> **Your task**
Leave out the pictures and copy everything else in the entries exactly.

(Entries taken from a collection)
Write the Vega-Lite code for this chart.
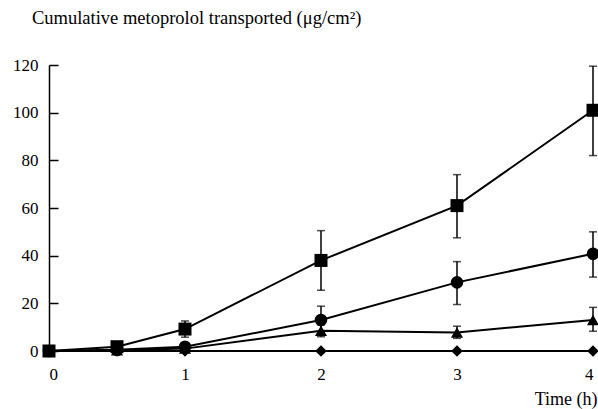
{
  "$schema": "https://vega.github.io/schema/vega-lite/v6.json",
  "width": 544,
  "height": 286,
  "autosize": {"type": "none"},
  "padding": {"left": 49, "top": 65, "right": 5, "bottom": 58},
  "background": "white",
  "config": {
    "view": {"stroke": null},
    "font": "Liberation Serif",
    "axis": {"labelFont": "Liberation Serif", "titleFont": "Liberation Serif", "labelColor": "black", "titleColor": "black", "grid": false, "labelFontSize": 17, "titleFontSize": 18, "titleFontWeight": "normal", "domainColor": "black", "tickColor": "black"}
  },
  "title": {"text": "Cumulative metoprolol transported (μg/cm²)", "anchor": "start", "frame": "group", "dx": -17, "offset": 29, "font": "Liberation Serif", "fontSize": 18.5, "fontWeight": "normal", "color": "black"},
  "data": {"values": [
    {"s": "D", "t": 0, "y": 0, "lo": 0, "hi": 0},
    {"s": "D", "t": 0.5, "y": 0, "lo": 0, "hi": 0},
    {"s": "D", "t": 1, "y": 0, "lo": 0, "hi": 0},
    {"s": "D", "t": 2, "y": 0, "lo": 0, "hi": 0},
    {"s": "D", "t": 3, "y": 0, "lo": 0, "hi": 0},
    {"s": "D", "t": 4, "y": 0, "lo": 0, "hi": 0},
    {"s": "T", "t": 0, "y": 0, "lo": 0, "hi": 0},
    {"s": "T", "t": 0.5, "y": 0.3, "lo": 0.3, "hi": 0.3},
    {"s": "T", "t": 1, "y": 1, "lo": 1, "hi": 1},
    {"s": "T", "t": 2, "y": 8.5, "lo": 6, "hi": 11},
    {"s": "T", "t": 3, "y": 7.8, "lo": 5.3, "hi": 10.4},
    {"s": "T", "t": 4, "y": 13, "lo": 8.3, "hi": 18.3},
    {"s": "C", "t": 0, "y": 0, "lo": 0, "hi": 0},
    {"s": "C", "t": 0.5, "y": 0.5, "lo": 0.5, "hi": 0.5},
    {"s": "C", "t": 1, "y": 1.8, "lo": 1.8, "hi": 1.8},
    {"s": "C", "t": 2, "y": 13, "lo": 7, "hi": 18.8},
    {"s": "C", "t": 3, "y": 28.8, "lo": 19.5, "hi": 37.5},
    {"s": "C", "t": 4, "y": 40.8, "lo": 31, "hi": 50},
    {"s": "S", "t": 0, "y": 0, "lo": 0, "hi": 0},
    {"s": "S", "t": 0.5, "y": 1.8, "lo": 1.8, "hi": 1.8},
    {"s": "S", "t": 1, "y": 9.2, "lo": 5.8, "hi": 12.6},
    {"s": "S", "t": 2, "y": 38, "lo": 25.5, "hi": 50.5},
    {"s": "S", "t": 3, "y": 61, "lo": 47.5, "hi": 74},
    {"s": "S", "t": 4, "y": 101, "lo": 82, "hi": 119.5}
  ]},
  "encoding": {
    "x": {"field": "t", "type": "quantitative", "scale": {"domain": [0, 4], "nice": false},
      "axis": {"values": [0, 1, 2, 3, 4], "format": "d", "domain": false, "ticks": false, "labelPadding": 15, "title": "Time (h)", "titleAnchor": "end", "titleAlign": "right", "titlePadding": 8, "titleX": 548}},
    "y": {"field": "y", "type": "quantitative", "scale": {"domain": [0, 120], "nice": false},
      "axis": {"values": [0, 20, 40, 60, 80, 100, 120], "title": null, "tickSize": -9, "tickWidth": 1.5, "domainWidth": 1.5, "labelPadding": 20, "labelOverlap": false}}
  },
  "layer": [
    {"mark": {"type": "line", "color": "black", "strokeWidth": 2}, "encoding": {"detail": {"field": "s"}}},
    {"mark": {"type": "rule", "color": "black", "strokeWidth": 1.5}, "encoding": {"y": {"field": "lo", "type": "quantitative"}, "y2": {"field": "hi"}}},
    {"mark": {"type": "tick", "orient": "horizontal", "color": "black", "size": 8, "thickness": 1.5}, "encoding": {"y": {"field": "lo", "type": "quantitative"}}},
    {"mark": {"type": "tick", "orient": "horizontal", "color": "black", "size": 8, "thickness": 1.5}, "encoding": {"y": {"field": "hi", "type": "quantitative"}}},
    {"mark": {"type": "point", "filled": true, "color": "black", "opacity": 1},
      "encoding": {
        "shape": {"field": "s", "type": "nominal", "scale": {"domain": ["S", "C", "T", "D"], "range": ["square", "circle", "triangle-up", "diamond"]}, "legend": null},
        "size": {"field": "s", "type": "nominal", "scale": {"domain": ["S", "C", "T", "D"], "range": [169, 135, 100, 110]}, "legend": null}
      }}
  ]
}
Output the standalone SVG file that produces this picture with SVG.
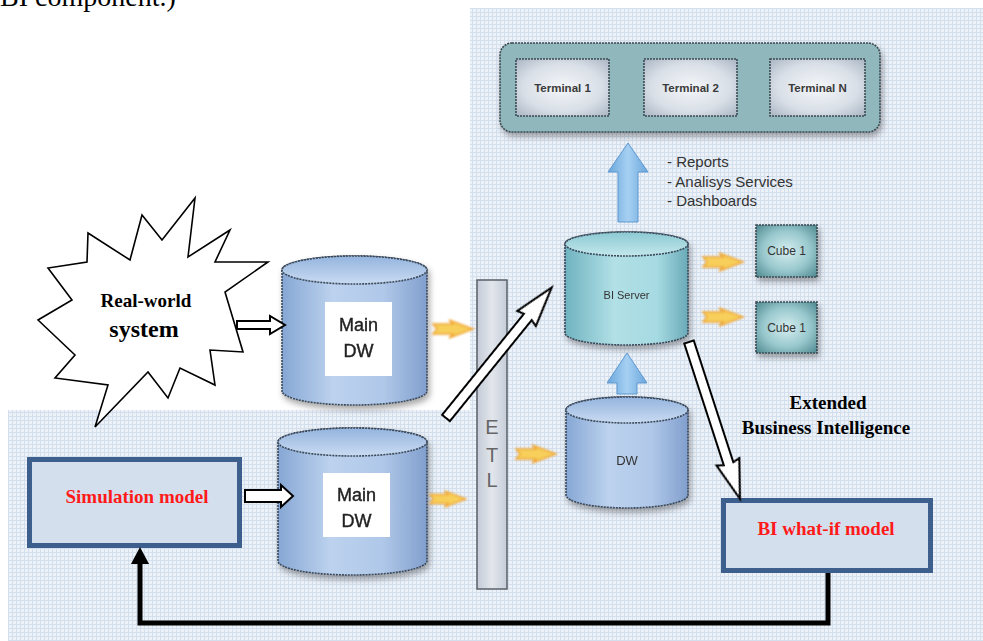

> **Output below**
Write the Vega-Lite code for this chart.
{
  "$schema": "https://vega.github.io/schema/vega-lite/v6.json",
  "width": 544,
  "height": 286,
  "autosize": {"type": "none"},
  "padding": {"left": 49, "top": 65, "right": 5, "bottom": 58},
  "background": "white",
  "config": {
    "view": {"stroke": null},
    "font": "Liberation Serif",
    "axis": {"labelFont": "Liberation Serif", "titleFont": "Liberation Serif", "labelColor": "black", "titleColor": "black", "grid": false, "labelFontSize": 17, "titleFontSize": 18, "titleFontWeight": "normal", "domainColor": "black", "tickColor": "black"}
  },
  "title": {"text": "Cumulative metoprolol transported (μg/cm²)", "anchor": "start", "frame": "group", "dx": -17, "offset": 29, "font": "Liberation Serif", "fontSize": 18.5, "fontWeight": "normal", "color": "black"},
  "data": {"values": [
    {"s": "D", "t": 0, "y": 0, "lo": 0, "hi": 0},
    {"s": "D", "t": 0.5, "y": 0, "lo": 0, "hi": 0},
    {"s": "D", "t": 1, "y": 0, "lo": 0, "hi": 0},
    {"s": "D", "t": 2, "y": 0, "lo": 0, "hi": 0},
    {"s": "D", "t": 3, "y": 0, "lo": 0, "hi": 0},
    {"s": "D", "t": 4, "y": 0, "lo": 0, "hi": 0},
    {"s": "T", "t": 0, "y": 0, "lo": 0, "hi": 0},
    {"s": "T", "t": 0.5, "y": 0.3, "lo": 0.3, "hi": 0.3},
    {"s": "T", "t": 1, "y": 1, "lo": 1, "hi": 1},
    {"s": "T", "t": 2, "y": 8.5, "lo": 6, "hi": 11},
    {"s": "T", "t": 3, "y": 7.8, "lo": 5.3, "hi": 10.4},
    {"s": "T", "t": 4, "y": 13, "lo": 8.3, "hi": 18.3},
    {"s": "C", "t": 0, "y": 0, "lo": 0, "hi": 0},
    {"s": "C", "t": 0.5, "y": 0.5, "lo": 0.5, "hi": 0.5},
    {"s": "C", "t": 1, "y": 1.8, "lo": 1.8, "hi": 1.8},
    {"s": "C", "t": 2, "y": 13, "lo": 7, "hi": 18.8},
    {"s": "C", "t": 3, "y": 28.8, "lo": 19.5, "hi": 37.5},
    {"s": "C", "t": 4, "y": 40.8, "lo": 31, "hi": 50},
    {"s": "S", "t": 0, "y": 0, "lo": 0, "hi": 0},
    {"s": "S", "t": 0.5, "y": 1.8, "lo": 1.8, "hi": 1.8},
    {"s": "S", "t": 1, "y": 9.2, "lo": 5.8, "hi": 12.6},
    {"s": "S", "t": 2, "y": 38, "lo": 25.5, "hi": 50.5},
    {"s": "S", "t": 3, "y": 61, "lo": 47.5, "hi": 74},
    {"s": "S", "t": 4, "y": 101, "lo": 82, "hi": 119.5}
  ]},
  "encoding": {
    "x": {"field": "t", "type": "quantitative", "scale": {"domain": [0, 4], "nice": false},
      "axis": {"values": [0, 1, 2, 3, 4], "format": "d", "domain": false, "ticks": false, "labelPadding": 15, "title": "Time (h)", "titleAnchor": "end", "titleAlign": "right", "titlePadding": 8, "titleX": 548}},
    "y": {"field": "y", "type": "quantitative", "scale": {"domain": [0, 120], "nice": false},
      "axis": {"values": [0, 20, 40, 60, 80, 100, 120], "title": null, "tickSize": -9, "tickWidth": 1.5, "domainWidth": 1.5, "labelPadding": 20, "labelOverlap": false}}
  },
  "layer": [
    {"mark": {"type": "line", "color": "black", "strokeWidth": 2}, "encoding": {"detail": {"field": "s"}}},
    {"mark": {"type": "rule", "color": "black", "strokeWidth": 1.5}, "encoding": {"y": {"field": "lo", "type": "quantitative"}, "y2": {"field": "hi"}}},
    {"mark": {"type": "tick", "orient": "horizontal", "color": "black", "size": 8, "thickness": 1.5}, "encoding": {"y": {"field": "lo", "type": "quantitative"}}},
    {"mark": {"type": "tick", "orient": "horizontal", "color": "black", "size": 8, "thickness": 1.5}, "encoding": {"y": {"field": "hi", "type": "quantitative"}}},
    {"mark": {"type": "point", "filled": true, "color": "black", "opacity": 1},
      "encoding": {
        "shape": {"field": "s", "type": "nominal", "scale": {"domain": ["S", "C", "T", "D"], "range": ["square", "circle", "triangle-up", "diamond"]}, "legend": null},
        "size": {"field": "s", "type": "nominal", "scale": {"domain": ["S", "C", "T", "D"], "range": [169, 135, 100, 110]}, "legend": null}
      }}
  ]
}
Output the standalone SVG file that produces this picture with SVG.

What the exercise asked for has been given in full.